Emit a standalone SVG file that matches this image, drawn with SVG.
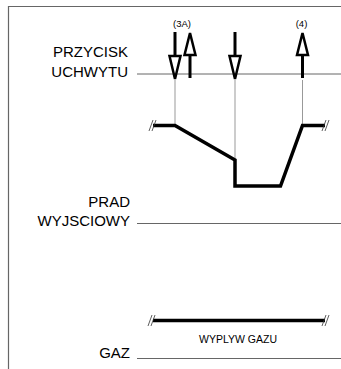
<svg xmlns="http://www.w3.org/2000/svg" width="341" height="369" viewBox="0 0 341 369">
<style>
.lbl{font-family:"Liberation Sans",Arial,sans-serif;font-size:15px;fill:#000;text-anchor:end}
.sm{font-family:"Liberation Sans",Arial,sans-serif;font-size:9.5px;fill:#000;text-anchor:middle}
.frame{stroke:#666;stroke-width:1.2;fill:none}
.axis{stroke:#666;stroke-width:1;fill:none}
.thin{stroke:#999;stroke-width:1;fill:none}
.wave{stroke:#000;stroke-width:3.5;fill:none;stroke-linejoin:miter}
.brk{stroke:#333;stroke-width:0.8;fill:none}
.shaft{stroke:#000;stroke-width:3;fill:none}
.head{stroke:#000;stroke-width:2.5;fill:#fff;stroke-linejoin:miter}
</style>
<g id="frame">
<path class="frame" d="M8.5,369 V6.5 H341"/>
</g>
<g id="przycisk">
<text class="lbl" x="128" y="57">PRZYCISK</text>
<text class="lbl" x="128" y="77">UCHWYTU</text>
<line class="axis" x1="137" y1="74" x2="341" y2="74"/>
</g>
<g id="prad">
<text class="lbl" x="130" y="207">PRAD</text>
<text class="lbl" x="130" y="226">WYJSCIOWY</text>
<line class="axis" x1="137" y1="223.5" x2="341" y2="223.5"/>
</g>
<g id="gaz">
<text class="lbl" x="130" y="358">GAZ</text>
<line class="axis" x1="137" y1="358.5" x2="341" y2="358.5"/>
</g>
<g id="labels">
<text class="sm" x="182" y="27">(3A)</text>
<text class="sm" x="301.5" y="27">(4)</text>
<text class="sm" style="font-size:10.5px" x="238" y="343">WYPLYW GAZU</text>
</g>
<g id="connectors">
<line class="thin" x1="175" y1="80" x2="175" y2="124"/>
<line class="thin" x1="235" y1="80" x2="235" y2="158"/>
<line class="thin" x1="302.5" y1="80" x2="302.5" y2="124"/>
</g>
<g id="arrow-down-1">
<line class="shaft" x1="175" y1="32" x2="175" y2="56"/>
<path class="head" d="M169.5,56 H180.5 L175,79 Z"/>
</g>
<g id="arrow-up-1">
<line class="shaft" x1="190" y1="54" x2="190" y2="78"/>
<path class="head" d="M184.5,55 H195.5 L190,33 Z"/>
</g>
<g id="arrow-down-2">
<line class="shaft" x1="235" y1="32" x2="235" y2="56"/>
<path class="head" d="M229.5,56 H240.5 L235,79 Z"/>
</g>
<g id="arrow-up-4">
<line class="shaft" x1="302.5" y1="54" x2="302.5" y2="78"/>
<path class="head" d="M297,55 H308 L302.5,33 Z"/>
</g>
<g id="current-wave">
<path class="wave" d="M153,125.5 H175 L235,160 V186 H280.5 L302.5,125.5 H325"/>
<path class="brk" d="M149,131 L153,120 M152,131 L156,120 M322,131 L326,120 M325,131 L329,120"/>
</g>
<g id="gas-wave">
<path class="wave" d="M153,320.5 H325"/>
<path class="brk" d="M148,326 L152,315 M151,326 L155,315 M322,326 L326,315 M325,326 L329,315"/>
</g>
</svg>
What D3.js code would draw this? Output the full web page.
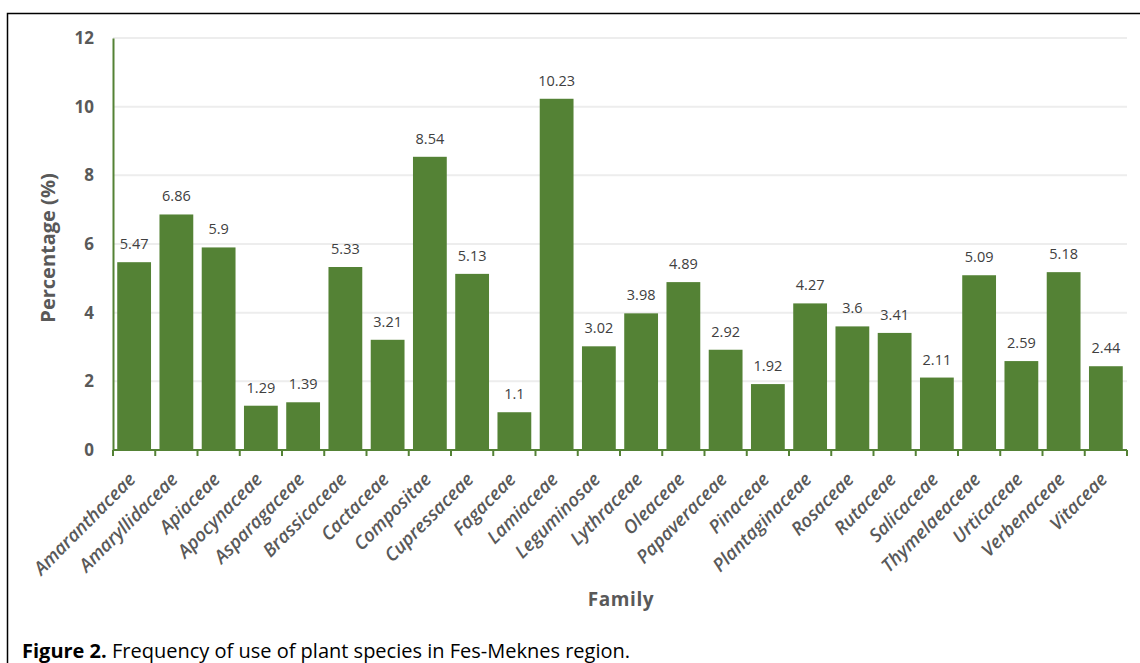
<!DOCTYPE html>
<html>
<head>
    <meta charset="utf-8">
    <style>
        body { margin: 0; background: #fff; }
        svg { display: block; }
    </style>
</head>
<body>
    <svg width="1140" height="663"></svg>
    <script src="https://d3js.org/d3.v7.min.js"></script>
    <script>
        let families = ['Amaranthaceae', 'Amaryllidaceae', 'Apiaceae', 'Apocynaceae', 'Asparagaceae',
            'Brassicaceae', 'Cactaceae', 'Compositae', 'Cupressaceae', 'Fagaceae', 'Lamiaceae',
            'Leguminosae', 'Lythraceae', 'Oleaceae', 'Papaveraceae', 'Pinaceae', 'Plantaginaceae',
            'Rosaceae', 'Rutaceae', 'Salicaceae', 'Thymelaeaceae', 'Urticaceae', 'Verbenaceae', 'Vitaceae'];
        let percentages = [5.47, 6.86, 5.9, 1.29, 1.39, 5.33, 3.21, 8.54, 5.13, 1.1, 10.23,
            3.02, 3.98, 4.89, 2.92, 1.92, 4.27, 3.6, 3.41, 2.11, 5.09, 2.59, 5.18, 2.44];
        let yTicks = [0, 2, 4, 6, 8, 10, 12];

        let data = families.map(function(f, i) {
            return { family: f, value: percentages[i] };
        });

        let svg = d3.select("svg");
        let green = "#548235";
        let grey = "#595959";

        // outer frame (runs off right and bottom edges)
        svg.append("path")
            .attr("d", "M7.5,663 V13.5 H1140")
            .attr("fill", "none")
            .attr("stroke", "#000")
            .attr("stroke-width", 1.5);

        let plotLeft = 113, plotRight = 1127, plotTop = 38, plotBottom = 450;

        let x = d3.scaleBand()
            .domain(families)
            .range([plotLeft, plotRight])
            .paddingInner(0.2)
            .paddingOuter(0.1);

        let y = d3.scaleLinear()
            .domain([0, 12])
            .range([plotBottom, plotTop]);

        // gridlines
        svg.append("g")
            .selectAll("line")
            .data(yTicks.slice(1))
            .enter()
            .append("line")
            .attr("x1", plotLeft)
            .attr("x2", plotRight)
            .attr("y1", function(d) { return y(d); })
            .attr("y2", function(d) { return y(d); })
            .attr("stroke", "#ededed")
            .attr("stroke-width", 2);

        // bars
        svg.append("g")
            .selectAll("rect")
            .data(data)
            .enter()
            .append("rect")
            .attr("x", function(d) { return x(d.family); })
            .attr("width", x.bandwidth())
            .attr("y", function(d) { return y(d.value); })
            .attr("height", function(d) { return y(0) - y(d.value); })
            .attr("fill", green);

        // value labels
        svg.append("g")
            .selectAll("text")
            .data(data)
            .enter()
            .append("text")
            .attr("x", function(d) { return x(d.family) + x.bandwidth() / 2; })
            .attr("y", function(d) { return y(d.value) - 13; })
            .attr("text-anchor", "middle")
            .attr("font-family", "Open Sans")
            .attr("font-size", 14.5)
            .attr("fill", "#404040")
            .text(function(d) { return d.value; });

        // y axis
        let yAxis = svg.append("g")
            .attr("transform", "translate(" + plotLeft + ",0)")
            .call(d3.axisLeft(y).tickValues(yTicks).tickSize(0).tickPadding(19));
        yAxis.select(".domain").attr("stroke", green).attr("stroke-width", 2);
        yAxis.selectAll("text")
            .attr("font-family", "Open Sans")
            .attr("font-weight", "bold")
            .attr("font-size", 17)
            .attr("fill", grey);

        // x axis with ticks on band edges
        let edges = families.map(function(f) { return x(f) - x.step() * x.paddingInner() / 2; });
        edges.push(plotRight);
        let xg = svg.append("g");
        xg.append("line")
            .attr("x1", plotLeft).attr("x2", plotRight)
            .attr("y1", plotBottom).attr("y2", plotBottom)
            .attr("stroke", green).attr("stroke-width", 2);
        xg.selectAll(".tick")
            .data(edges)
            .enter()
            .append("line")
            .attr("x1", function(d) { return d; })
            .attr("x2", function(d) { return d; })
            .attr("y1", plotBottom)
            .attr("y2", plotBottom + 6)
            .attr("stroke", green)
            .attr("stroke-width", 2);

        xg.selectAll("text")
            .data(families)
            .enter()
            .append("text")
            .attr("transform", function(d) {
                return "translate(" + (x(d) + x.bandwidth() / 2 - 2) + "," + (plotBottom + 26) + ") rotate(-45)";
            })
            .attr("text-anchor", "end")
            .attr("dy", "0.35em")
            .attr("font-family", "Open Sans")
            .attr("font-style", "italic")
            .attr("font-weight", 600)
            .attr("font-size", 18.5)
            .attr("fill", grey)
            .text(function(d) { return d; });

        // axis titles
        svg.append("text")
            .attr("transform", "translate(55," + ((plotTop + plotBottom) / 2 + 4) + ") rotate(-90)")
            .attr("text-anchor", "middle")
            .attr("font-family", "Open Sans")
            .attr("font-weight", "bold")
            .attr("font-size", 20)
            .attr("fill", grey)
            .text("Percentage (%)");

        svg.append("text")
            .attr("x", 621)
            .attr("y", 606)
            .attr("text-anchor", "middle")
            .attr("font-family", "Open Sans")
            .attr("font-weight", "bold")
            .attr("font-size", 19)
            .attr("letter-spacing", 0.6)
            .attr("fill", grey)
            .text("Family");

        // caption
        let cap = svg.append("text")
            .attr("x", 22)
            .attr("y", 658)
            .attr("font-family", "Open Sans")
            .attr("font-size", 20)
            .attr("fill", "#000");
        cap.append("tspan").attr("font-weight", "bold").text("Figure 2.");
        cap.append("tspan").text(" Frequency of use of plant species in Fes-Meknes region.");
    </script>
</body>
</html>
────────
Set task: Locate the word "with" in the data above. Copy every line carrying it.

Solution to this exercise:
Emit a standalone SVG file that matches this image, drawn with SVG.
        // x axis with ticks on band edges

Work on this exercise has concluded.